A soft-spoken man, Pierce is nevertheless a persuasive speaker, and has been active in many town issues, particularly those that affect fishermen. He is on the Winnegance Alewife Commission and chairs the Town Landing Committee. The latter grew out of the “Acre Lot Committee,” a group that worked for 12 years to surmount opposition to building a small town wharf now used by many Phippsburg fishermen who live inland. He also has been outspoken on state and federal issues, from lobster vent specifications to regulations to protect whales and has served on the Zone F Council.

Pierce is sorry none of his three sons is able to make a living fishing full time (One fishes for lobsters part-time.) “I’m sorry because I would love to have their company,” he says, “but when I see all that is happening [with regulations], I think in the future nobody will be able to make a living lobstering full time. I’m just as glad they chose another life.”

Now 53, Pierce says lobstering becomes harder every year. Even his teenaged granddaughter, Amanda, one of six grandchildren ranging from 8 months to 18 years, realizes how hard it is. “She told me,” he says, ‘I feel bad for you, Grampy, because the work you do is real tough.'” Still, he plans to fish as long as he can work.
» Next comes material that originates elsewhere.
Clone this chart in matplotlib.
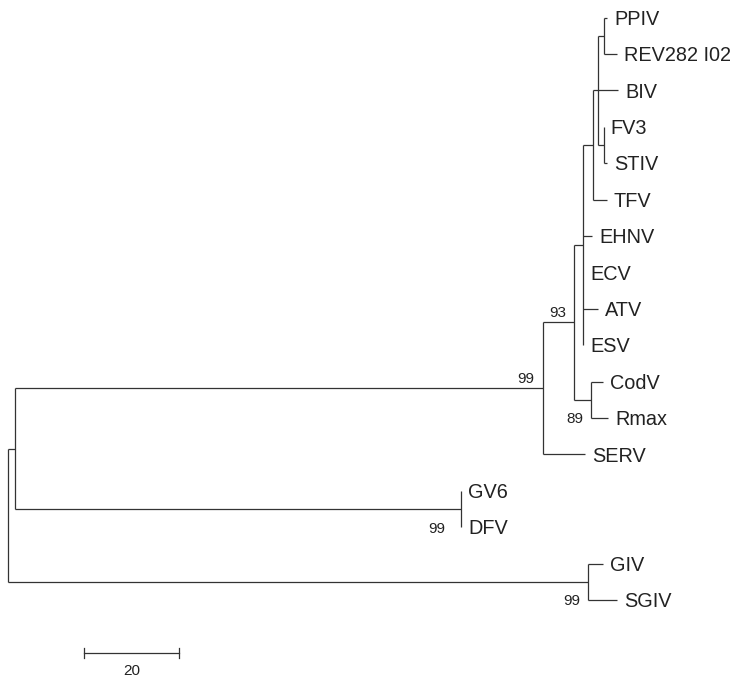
import matplotlib
matplotlib.use("Agg")
import matplotlib.pyplot as plt

# tree: node name, parent, branch length (scale units), bootstrap
node_names = ['root', 'n1', 'n_rana', 'n93', 'n_core', 'n_top', 'n_b',
              'n_pp', 'PPIV', 'REV282 I02', 'BIV', 'n_fv', 'FV3', 'STIV',
              'TFV', 'EHNV', 'ECV', 'ATV', 'ESV', 'n_cod', 'CodV', 'Rmax',
              'SERV', 'n_gv', 'GV6', 'DFV', 'n_giv', 'GIV', 'SGIV']
node_parents = [None, 'root', 'n1', 'n_rana', 'n93', 'n_core', 'n_top',
                'n_b', 'n_pp', 'n_pp', 'n_b', 'n_b', 'n_fv', 'n_fv',
                'n_top', 'n_core', 'n_core', 'n_core', 'n_core', 'n93',
                'n_cod', 'n_cod', 'n_rana', 'n1', 'n_gv', 'n_gv', 'root',
                'n_giv', 'n_giv']
branch_lengths = [0.0, 1.5, 111.2, 6.5, 1.9, 2.1, 1.1,
                  1.1, 0.8, 2.9, 4.2, 1.1, 0.0, 0.8,
                  2.9, 1.9, 0.0, 3.2, 0.0, 3.6,
                  2.5, 3.6, 8.8, 93.9, 0.0, 0.0, 122.1,
                  3.2, 6.1]
bootstrap = {'n_rana': 99, 'n93': 93, 'n_cod': 89, 'n_gv': 99, 'n_giv': 99}
scale_length = 20

# where each bootstrap value sits (style only)
boot_style = {'n_rana': ('above', -6.5), 'n93': ('above', -6.0),
              'n_cod': ('below', -5.8), 'n_gv': ('below', -11.5),
              'n_giv': ('below', -5.8)}

children = {n: [] for n in node_names}
length = dict(zip(node_names, branch_lengths))
for n, p in zip(node_names, node_parents):
    if p is not None:
        children[p].append(n)

xpos, ypos = {}, {}
leaf_count = [0]


def layout(node, x):
    xpos[node] = x
    if not children[node]:
        ypos[node] = leaf_count[0]
        leaf_count[0] += 1
        return
    for c in children[node]:
        layout(c, x + length[c])
    ys = [ypos[c] for c in children[node]]
    ypos[node] = (ys[0] + ys[-1]) / 2.0


layout('root', 0.0)

fig = plt.figure(figsize=(7.35, 6.81), dpi=100)
ax = fig.add_axes([0, 0, 1, 1])
ax.axis('off')
px = 4.75  # pixels per unit
ax.set_xlim(-8 / px, 727 / px)
ax.set_ylim((681 - 17.5) / 36.4, -17.5 / 36.4)

lc = '#333333'
lw = 0.9
for n, p in zip(node_names, node_parents):
    if p is not None:
        ax.plot([xpos[p], xpos[n]], [ypos[n], ypos[n]], color=lc, lw=lw,
                solid_capstyle='butt')
    if children[n]:
        ys = [ypos[c] for c in children[n]]
        ax.plot([xpos[n], xpos[n]], [ys[0], ys[-1]], color=lc, lw=lw,
                solid_capstyle='butt')
    else:
        ax.annotate(n, (xpos[n], ypos[n]), xytext=(5, -5.2),
                    textcoords='offset points', ha='left', va='baseline',
                    fontsize=14.3, family='Liberation Sans', color='#222222')

for n, val in bootstrap.items():
    where, dx = boot_style[n]
    if where == 'above':
        ax.annotate(str(val), (xpos[n], ypos[n]), xytext=(dx, 4),
                    textcoords='offset points', ha='right', va='baseline',
                    fontsize=11, family='Liberation Sans', color='#222222')
    else:
        last = children[n][-1]
        ax.annotate(str(val), (xpos[n], ypos[last]), xytext=(dx, -4),
                    textcoords='offset points', ha='right', va='baseline',
                    fontsize=11, family='Liberation Sans', color='#222222')

# scale bar
sx0 = (84 - 8) / px
sy = (653 - 17.5) / 36.4
ax.plot([sx0, sx0 + scale_length], [sy, sy], color=lc, lw=lw)
for sx in (sx0, sx0 + scale_length):
    ax.plot([sx, sx], [sy - 0.15, sy + 0.15], color=lc, lw=lw)
ax.text(sx0 + scale_length / 2, sy + 0.3, str(scale_length), ha='center',
        va='top', fontsize=11, family='Liberation Sans', color='#222222')

fig.savefig('out.png', dpi=100)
Like many fishermen, Pierce is a gifted storyteller. His taking time to capture and preserve these stories has created a priceless gift for his grandchildren, friends and the town of Phippsburg. He hopes to publish the stories and poems in book form.

Pierce will read from his collection at the Annual Meeting of the Phippsburg Historical Society at the Main Deck, Sebasco Lodge, at 7 p.m. on Aug. 19.